**Aim**.
Among the entries below, find the lines with "matplotlib" and copy them.

**Data provided**.
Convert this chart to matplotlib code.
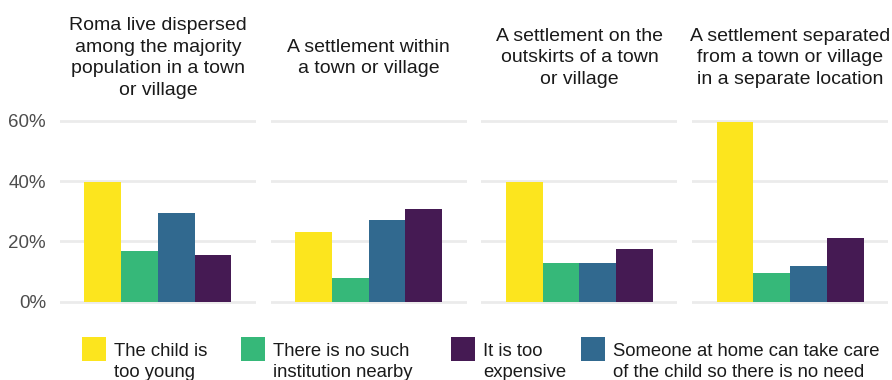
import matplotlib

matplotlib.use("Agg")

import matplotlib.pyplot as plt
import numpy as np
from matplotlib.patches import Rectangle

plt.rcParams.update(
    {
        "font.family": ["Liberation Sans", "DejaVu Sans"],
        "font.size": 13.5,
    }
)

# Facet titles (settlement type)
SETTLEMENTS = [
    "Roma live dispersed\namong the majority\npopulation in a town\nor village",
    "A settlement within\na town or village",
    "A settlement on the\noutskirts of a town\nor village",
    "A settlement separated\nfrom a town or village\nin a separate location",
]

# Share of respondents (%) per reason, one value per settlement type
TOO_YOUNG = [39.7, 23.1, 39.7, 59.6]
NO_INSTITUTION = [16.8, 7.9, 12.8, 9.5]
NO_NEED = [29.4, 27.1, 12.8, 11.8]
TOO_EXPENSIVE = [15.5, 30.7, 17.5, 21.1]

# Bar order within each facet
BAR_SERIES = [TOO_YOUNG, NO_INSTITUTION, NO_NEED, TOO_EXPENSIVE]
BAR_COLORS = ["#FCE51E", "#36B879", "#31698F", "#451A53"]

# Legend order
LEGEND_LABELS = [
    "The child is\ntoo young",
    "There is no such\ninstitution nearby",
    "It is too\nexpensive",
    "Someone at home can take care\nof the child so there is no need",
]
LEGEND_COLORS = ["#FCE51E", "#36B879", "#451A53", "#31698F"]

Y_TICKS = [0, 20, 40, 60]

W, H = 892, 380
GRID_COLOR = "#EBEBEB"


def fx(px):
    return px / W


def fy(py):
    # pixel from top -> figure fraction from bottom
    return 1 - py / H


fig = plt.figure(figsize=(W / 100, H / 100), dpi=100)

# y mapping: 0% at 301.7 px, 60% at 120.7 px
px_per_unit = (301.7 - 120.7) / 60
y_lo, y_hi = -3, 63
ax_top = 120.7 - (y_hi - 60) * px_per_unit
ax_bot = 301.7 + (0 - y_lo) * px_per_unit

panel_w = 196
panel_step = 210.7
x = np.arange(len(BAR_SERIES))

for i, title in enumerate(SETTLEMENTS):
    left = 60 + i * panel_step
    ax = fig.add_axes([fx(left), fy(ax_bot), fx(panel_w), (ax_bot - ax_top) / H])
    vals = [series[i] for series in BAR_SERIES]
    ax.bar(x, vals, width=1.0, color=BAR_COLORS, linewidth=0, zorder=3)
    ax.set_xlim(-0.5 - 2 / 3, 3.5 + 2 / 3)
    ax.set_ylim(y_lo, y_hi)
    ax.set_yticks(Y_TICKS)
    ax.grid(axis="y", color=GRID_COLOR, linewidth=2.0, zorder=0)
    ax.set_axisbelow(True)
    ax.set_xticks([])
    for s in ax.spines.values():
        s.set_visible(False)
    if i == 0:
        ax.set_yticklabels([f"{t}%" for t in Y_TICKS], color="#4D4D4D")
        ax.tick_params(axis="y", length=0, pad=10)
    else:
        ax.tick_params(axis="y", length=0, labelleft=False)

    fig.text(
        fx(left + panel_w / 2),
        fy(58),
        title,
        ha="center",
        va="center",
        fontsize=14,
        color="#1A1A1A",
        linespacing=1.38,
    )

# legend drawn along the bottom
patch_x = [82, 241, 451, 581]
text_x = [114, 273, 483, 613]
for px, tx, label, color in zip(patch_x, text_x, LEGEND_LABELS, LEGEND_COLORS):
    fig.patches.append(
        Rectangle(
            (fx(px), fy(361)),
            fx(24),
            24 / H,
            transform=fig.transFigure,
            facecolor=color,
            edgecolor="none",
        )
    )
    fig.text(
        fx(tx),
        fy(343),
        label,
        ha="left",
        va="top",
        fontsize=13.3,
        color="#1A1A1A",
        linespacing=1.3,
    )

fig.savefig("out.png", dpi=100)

---

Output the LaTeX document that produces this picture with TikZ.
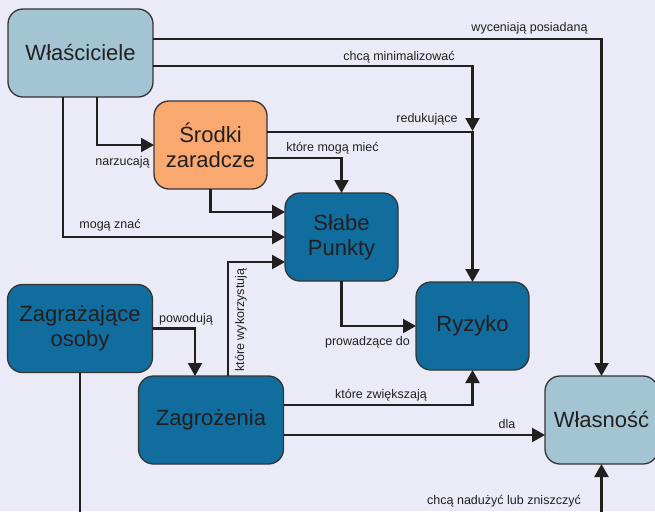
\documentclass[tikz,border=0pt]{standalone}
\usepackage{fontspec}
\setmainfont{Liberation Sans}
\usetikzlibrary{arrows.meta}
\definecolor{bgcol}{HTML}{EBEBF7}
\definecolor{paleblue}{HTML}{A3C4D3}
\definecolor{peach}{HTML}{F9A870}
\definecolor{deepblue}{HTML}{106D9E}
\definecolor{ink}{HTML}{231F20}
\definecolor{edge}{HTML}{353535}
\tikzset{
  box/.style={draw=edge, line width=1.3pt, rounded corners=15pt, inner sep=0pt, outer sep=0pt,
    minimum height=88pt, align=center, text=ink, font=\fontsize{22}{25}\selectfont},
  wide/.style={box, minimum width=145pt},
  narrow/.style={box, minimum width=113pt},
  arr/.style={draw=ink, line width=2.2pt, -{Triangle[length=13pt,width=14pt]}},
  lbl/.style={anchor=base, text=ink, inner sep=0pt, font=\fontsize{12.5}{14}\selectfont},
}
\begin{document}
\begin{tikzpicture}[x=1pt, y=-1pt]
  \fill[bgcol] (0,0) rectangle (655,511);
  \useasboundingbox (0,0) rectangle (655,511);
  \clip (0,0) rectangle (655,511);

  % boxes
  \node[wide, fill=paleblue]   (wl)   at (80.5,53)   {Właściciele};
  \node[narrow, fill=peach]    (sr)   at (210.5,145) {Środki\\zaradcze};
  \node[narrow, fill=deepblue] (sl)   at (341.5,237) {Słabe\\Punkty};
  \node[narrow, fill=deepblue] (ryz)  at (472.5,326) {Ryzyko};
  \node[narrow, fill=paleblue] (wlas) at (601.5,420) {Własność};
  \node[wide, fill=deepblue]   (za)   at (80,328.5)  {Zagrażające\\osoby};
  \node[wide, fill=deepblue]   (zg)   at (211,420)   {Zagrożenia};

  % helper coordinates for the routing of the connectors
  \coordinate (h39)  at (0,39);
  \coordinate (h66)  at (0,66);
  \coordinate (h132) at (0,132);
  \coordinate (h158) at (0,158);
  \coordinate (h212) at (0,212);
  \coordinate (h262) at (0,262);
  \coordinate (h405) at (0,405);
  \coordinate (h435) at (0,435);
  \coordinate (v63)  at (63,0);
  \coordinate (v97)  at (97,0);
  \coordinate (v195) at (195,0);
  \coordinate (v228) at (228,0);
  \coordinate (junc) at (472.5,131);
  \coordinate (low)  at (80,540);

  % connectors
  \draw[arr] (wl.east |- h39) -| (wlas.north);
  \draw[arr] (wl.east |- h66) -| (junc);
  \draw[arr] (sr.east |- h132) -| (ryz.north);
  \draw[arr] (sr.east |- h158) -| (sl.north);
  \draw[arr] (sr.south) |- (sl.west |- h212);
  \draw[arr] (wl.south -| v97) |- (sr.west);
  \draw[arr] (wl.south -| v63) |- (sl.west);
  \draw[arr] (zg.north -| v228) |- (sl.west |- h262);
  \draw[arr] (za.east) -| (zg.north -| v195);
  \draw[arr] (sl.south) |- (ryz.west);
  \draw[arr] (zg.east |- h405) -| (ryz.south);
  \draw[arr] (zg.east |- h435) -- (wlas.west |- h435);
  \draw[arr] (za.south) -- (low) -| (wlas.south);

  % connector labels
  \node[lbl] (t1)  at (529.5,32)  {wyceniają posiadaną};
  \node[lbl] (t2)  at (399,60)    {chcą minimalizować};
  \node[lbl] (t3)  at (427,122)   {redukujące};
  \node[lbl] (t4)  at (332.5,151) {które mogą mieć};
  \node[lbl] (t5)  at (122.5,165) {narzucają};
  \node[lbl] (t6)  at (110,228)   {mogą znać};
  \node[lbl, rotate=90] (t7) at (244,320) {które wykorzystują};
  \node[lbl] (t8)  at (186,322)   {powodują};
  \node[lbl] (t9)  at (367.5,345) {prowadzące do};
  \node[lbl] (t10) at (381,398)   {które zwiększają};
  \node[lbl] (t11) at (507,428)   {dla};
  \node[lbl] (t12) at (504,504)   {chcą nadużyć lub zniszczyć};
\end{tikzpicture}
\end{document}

---

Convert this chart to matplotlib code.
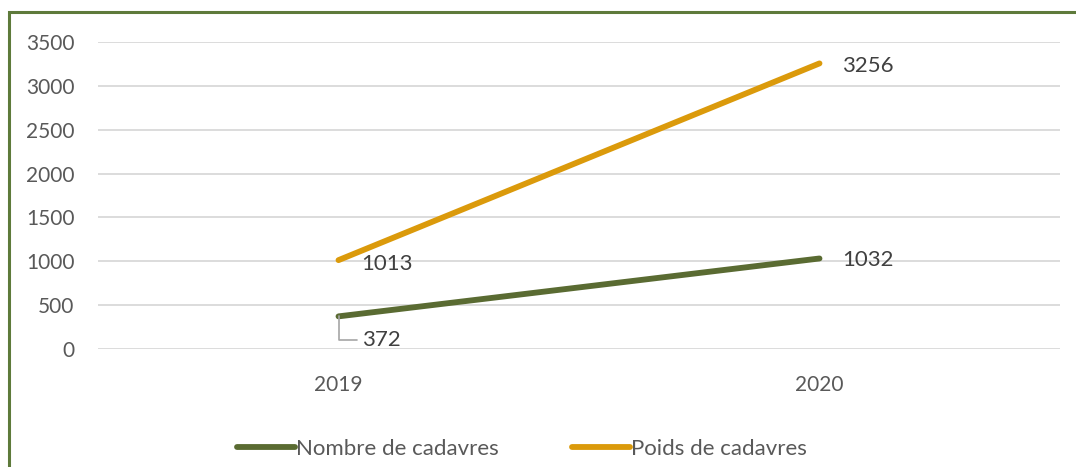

**Response to this task**.
Convert this chart to matplotlib code.
import matplotlib
matplotlib.use("Agg")
import matplotlib.pyplot as plt
from matplotlib.patches import Rectangle
Convert this chart to matplotlib code.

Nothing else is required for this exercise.